Saturday 17 August 2013

YAM CAKE aka ORH KUEH by Jessamine Goh

Adapted from Kitchen Tigress

40 g dried prawns, soak in 60ml of water till soft, chop it up and set aside the water.
30 g Chinese dried mushrooms, soak in 180ml of water till soft, chop it up and set aside the water.
2-3 pcs of Lap cheong, cubed
500-600g of yam, cubed. (As I like yam, this ensures that every bite has yam in it. You may reduce the yam to 2-300g for this recipe also)
shallots, peel, rinse and slice thinly

½ tsp salt
1 tbsp light soya sauce
½ tsp ground white pepper
¼ tsp five-spice powder

200 g rice flour
(a) 250 ml water (including water drained from dried prawns and mushrooms)
(b) 600 ml pork or chicken stock, I normally just throw in the stock cube.

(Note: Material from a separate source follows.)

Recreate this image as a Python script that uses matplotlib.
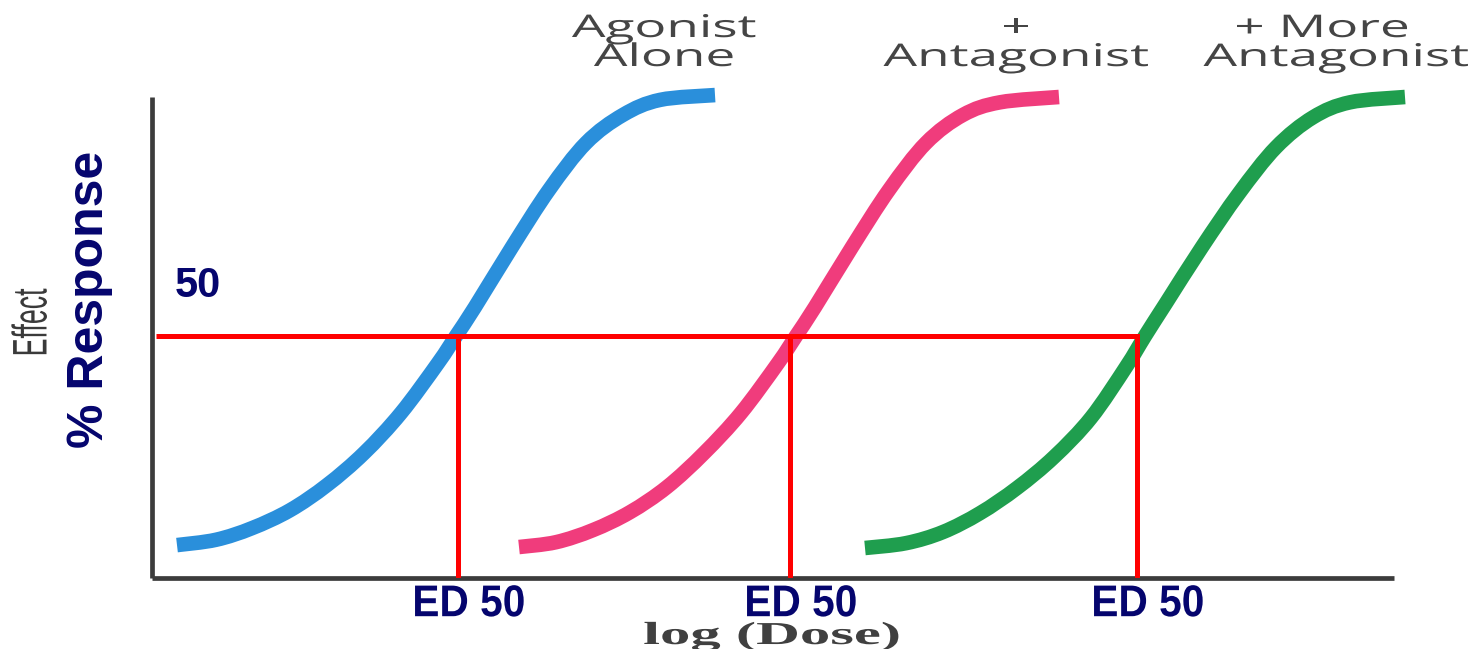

4 tbsp spring onions, roughly chopped
4 tbsp coriander, roughly chopped
2 red chilli

In a wok, stir-fry shallots in hot oil till brow.
Remove shallots and set aside.

Using the remaining oil, stir fry yam till soft (but not brown), 2-3 minutes. Turn off heat. Remove yam to a big bowl. Immediately sprinkle with ½ tsp salt and ¼ tsp five-spice powder. Toss till evenly mixed. Set aside.

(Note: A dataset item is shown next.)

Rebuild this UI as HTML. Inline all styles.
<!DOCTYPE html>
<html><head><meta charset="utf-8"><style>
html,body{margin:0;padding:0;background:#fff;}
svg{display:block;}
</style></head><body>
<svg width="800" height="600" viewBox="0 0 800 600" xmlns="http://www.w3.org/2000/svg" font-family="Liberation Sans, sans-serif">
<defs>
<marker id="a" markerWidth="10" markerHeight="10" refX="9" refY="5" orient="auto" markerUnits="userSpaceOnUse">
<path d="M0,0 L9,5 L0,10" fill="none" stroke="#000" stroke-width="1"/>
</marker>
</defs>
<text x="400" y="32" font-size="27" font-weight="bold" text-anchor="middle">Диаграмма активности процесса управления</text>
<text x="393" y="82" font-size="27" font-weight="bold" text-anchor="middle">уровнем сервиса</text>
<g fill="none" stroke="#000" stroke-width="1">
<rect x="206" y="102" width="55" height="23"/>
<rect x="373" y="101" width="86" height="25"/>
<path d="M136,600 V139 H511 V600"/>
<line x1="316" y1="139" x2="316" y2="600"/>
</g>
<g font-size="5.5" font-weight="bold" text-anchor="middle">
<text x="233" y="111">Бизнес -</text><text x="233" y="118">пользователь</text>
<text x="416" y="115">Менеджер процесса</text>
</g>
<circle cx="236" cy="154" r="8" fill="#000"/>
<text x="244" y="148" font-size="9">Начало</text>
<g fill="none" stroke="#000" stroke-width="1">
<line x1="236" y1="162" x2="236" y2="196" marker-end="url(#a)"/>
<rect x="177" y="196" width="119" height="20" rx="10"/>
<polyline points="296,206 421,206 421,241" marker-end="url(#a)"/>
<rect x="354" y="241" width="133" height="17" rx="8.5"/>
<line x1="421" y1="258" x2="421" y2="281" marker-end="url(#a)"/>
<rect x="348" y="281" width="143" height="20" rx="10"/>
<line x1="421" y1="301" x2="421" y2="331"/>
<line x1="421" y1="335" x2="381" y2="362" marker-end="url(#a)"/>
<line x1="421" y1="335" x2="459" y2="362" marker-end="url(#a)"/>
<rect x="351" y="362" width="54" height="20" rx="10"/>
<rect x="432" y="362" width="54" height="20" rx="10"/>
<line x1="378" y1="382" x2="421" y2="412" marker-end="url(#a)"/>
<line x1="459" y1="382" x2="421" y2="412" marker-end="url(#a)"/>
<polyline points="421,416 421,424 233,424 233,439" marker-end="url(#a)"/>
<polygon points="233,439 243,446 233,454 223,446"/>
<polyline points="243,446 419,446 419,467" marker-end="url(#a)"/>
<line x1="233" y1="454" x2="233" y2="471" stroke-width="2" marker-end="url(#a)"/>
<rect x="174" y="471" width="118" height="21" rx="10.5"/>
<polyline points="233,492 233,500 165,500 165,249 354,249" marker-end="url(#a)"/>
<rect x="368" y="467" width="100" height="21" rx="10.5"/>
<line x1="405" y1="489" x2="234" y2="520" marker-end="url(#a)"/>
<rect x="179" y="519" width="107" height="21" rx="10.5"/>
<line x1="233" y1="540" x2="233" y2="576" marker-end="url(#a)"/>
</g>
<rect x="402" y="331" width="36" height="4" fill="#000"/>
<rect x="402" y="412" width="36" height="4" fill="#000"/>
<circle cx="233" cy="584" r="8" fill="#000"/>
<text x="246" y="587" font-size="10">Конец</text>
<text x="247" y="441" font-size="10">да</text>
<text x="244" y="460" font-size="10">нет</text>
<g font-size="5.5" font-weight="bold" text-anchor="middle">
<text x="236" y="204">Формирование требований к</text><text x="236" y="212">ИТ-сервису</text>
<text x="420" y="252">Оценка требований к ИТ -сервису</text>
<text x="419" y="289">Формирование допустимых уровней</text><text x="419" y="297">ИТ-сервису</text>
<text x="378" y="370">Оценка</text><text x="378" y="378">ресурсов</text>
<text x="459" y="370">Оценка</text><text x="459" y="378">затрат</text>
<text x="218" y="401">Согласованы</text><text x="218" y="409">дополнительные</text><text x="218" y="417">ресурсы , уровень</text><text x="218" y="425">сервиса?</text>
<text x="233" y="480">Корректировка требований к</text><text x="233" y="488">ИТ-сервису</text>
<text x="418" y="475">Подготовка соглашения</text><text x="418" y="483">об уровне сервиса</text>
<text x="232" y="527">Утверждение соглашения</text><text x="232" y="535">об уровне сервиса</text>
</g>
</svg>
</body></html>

Stir-fry dried prawns till lightly golden. Add lapcheong and mushrooms and stir-fry till fragrant and lightly golden. Add light soya sauce and ground white pepper. Stir till evenly mixed. Turn off heat. Add mixture to yam along with 3/4 of the fried shallots. Stir till evenly mixed.

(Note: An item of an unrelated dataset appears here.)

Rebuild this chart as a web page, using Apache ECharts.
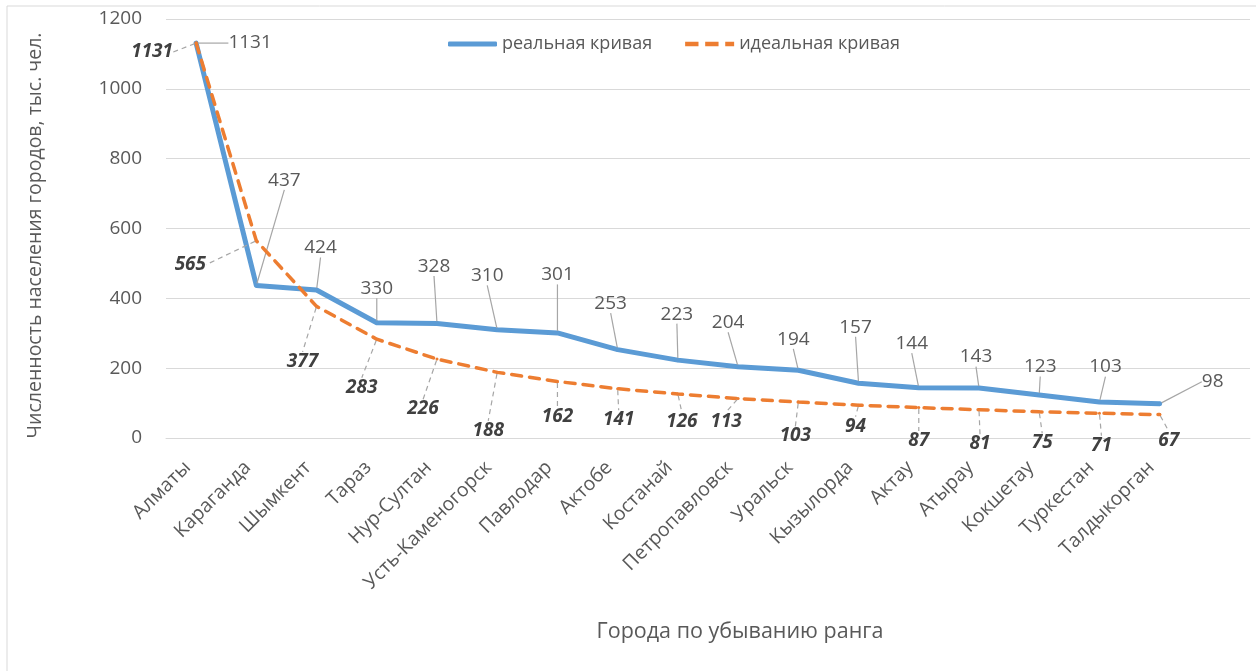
<!DOCTYPE html>
<html lang="ru">
<head>
<meta charset="UTF-8">
<title>Ранговая кривая городов</title>
<script src="https://cdn.jsdelivr.net/npm/echarts@6/dist/echarts.min.js"></script>
<style>
  html, body { margin: 0; padding: 0; background: #fff; }
  #main { width: 1256px; height: 671px; }
</style>
</head>
<body>
<div id="main"></div>
<script>
// данные
const cities = ['Алматы', 'Караганда', 'Шымкент', 'Тараз', 'Нур-Султан', 'Усть-Каменогорск',
  'Павлодар', 'Актобе', 'Костанай', 'Петропавловск', 'Уральск', 'Кызылорда', 'Актау',
  'Атырау', 'Кокшетау', 'Туркестан', 'Талдыкорган'];
const realCurve = [1131, 437, 424, 330, 328, 310, 301, 253, 223, 204, 194, 157, 144, 143, 123, 103, 98];
const idealCurve = [1131, 565, 377, 283, 226, 188, 162, 141, 126, 113, 103, 94, 87, 81, 75, 71, 67];
const yTicks = [0, 200, 400, 600, 800, 1000, 1200];

// сдвиги подписей от точек (как в Excel), px
const realOffX = [54, 28, 4, 0, -3, -10, 0, -7, -1, -10, -5, -3, -7, -3, 1, 6, 53];
const realOffY = [0, -105, -42, -34, -57, -54, -58, -46, -46, -44, -31, -56, -44, -31, -28, -35, -22];
const idealOffX = [-44, -66, -14, -15, -14, -9, 0, 1, 4, -12, -3, -3, 0, 1, 3, 2, 9];
const idealOffY = [9, 24, 55, 48, 50, 58, 35, 31, 28, 23, 34, 21, 33, 34, 31, 32, 26];

const textColor = '#595959';
const fontFamily = '"Open Sans", "Noto Sans", sans-serif';

function placer(offX, offY) {
  return function (p) {
    const cx = p.rect.x + p.rect.width / 2;
    const cy = p.rect.y + p.rect.height / 2;
    return {
      x: cx + offX[p.dataIndex],
      y: cy + offY[p.dataIndex],
      align: 'center',
      verticalAlign: 'middle'
    };
  };
}

const chart = echarts.init(document.getElementById('main'));
chart.setOption({
  animation: false,
  textStyle: { fontFamily: fontFamily },
  graphic: [
    { type: 'rect', shape: { x: 7, y: 6, width: 1260, height: 680 },
      style: { fill: 'none', stroke: '#d9d9d9', lineWidth: 1 }, silent: true },
    { type: 'text', x: 740, y: 632,
      style: { text: 'Города по убыванию ранга', fill: textColor, font: '21.5px ' + fontFamily,
        align: 'center', verticalAlign: 'middle' } }
  ],
  legend: {
    left: 448, top: 35, padding: 0,
    itemWidth: 49, itemHeight: 5, itemGap: 33,
    textStyle: { color: textColor, fontSize: 18 },
    data: [
      { name: 'реальная кривая', icon: 'roundRect' },
      { name: 'идеальная кривая',
        icon: 'path://M0,0h12v4h-12z M18,0h12v4h-12z M36,0h8v4h-8z' }
    ]
  },
  grid: { left: 166, right: 6, top: 19, bottom: 233 },
  xAxis: {
    type: 'category',
    data: cities,
    max: cities.length,   // пустая ячейка справа, как в исходнике
    boundaryGap: true,
    axisLine: { lineStyle: { color: '#d9d9d9' } },
    axisTick: { show: false },
    axisLabel: {
      rotate: 45, margin: 18, padding: [0, 12, 0, 0], color: textColor, fontSize: 19.5,
      interval: 0,
      formatter: v => (cities.indexOf(v) >= 0 ? v : '')
    }
  },
  yAxis: {
    type: 'value',
    min: yTicks[0], max: yTicks[yTicks.length - 1], interval: 200,
    name: 'Численность населения городов, тыс. чел.',
    nameLocation: 'middle', nameGap: 121, nameRotate: 90,
    nameTextStyle: { color: textColor, fontSize: 19.5, padding: [0, 14, 0, 0] },
    axisLine: { show: false },
    axisTick: { show: false },
    axisLabel: { color: textColor, fontSize: 19, margin: 24, formatter: v => String(v) },
    splitLine: { lineStyle: { color: '#d9d9d9', width: 1 } }
  },
  series: [
    {
      name: 'реальная кривая',
      type: 'line',
      data: realCurve,
      z: 3,
      symbol: 'circle', symbolSize: 4,
      itemStyle: { color: '#5b9bd5' },
      lineStyle: { color: '#5b9bd5', width: 5, cap: 'round', join: 'round' },
      label: { show: true, position: 'top', color: textColor, fontSize: 19 },
      labelLayout: placer(realOffX, realOffY),
      labelLine: { show: true, lineStyle: { color: '#a6a6a6', width: 1.2 } }
    },
    {
      name: 'идеальная кривая',
      type: 'line',
      data: idealCurve,
      z: 4,
      symbol: 'circle', symbolSize: 3,
      itemStyle: { color: '#ed7d31' },
      lineStyle: { color: '#ed7d31', width: 3.5, type: [10, 8], cap: 'round' },
      label: { show: true, position: 'bottom', color: '#404040', fontSize: 19,
        fontWeight: 'bold', fontStyle: 'italic' },
      labelLayout: placer(idealOffX, idealOffY),
      labelLine: { show: true, lineStyle: { color: '#a6a6a6', width: 1.2, type: [5, 4] } }
    }
  ]
});
</script>
</body>
</html>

Line pan with parchment paper at the base and sides.

Pour liquid (a) and (b)  into wok to boil. Turn heat to low once it boils. Add rice flour and stir till smooth. If lumps appear, turn off heat immediately and stir vigorously till smooth before turning on low heat again. When batter starts to thicken, add fried mixture in. Stir till batter is thick enough to coat a spoon/spatula thinly. Turn off heat.

Transfer batter into pan. Smooth and level batter. Steam over boiling water for about 40 minutes. Test by inserting a skewer and see that its comes out clean.

Let Kuey cool down for about an hour. Unmould by flipping pan onto a plate or cakeboard.
Serve garnished with spring onions, coriander, red chilli and remaining shallots.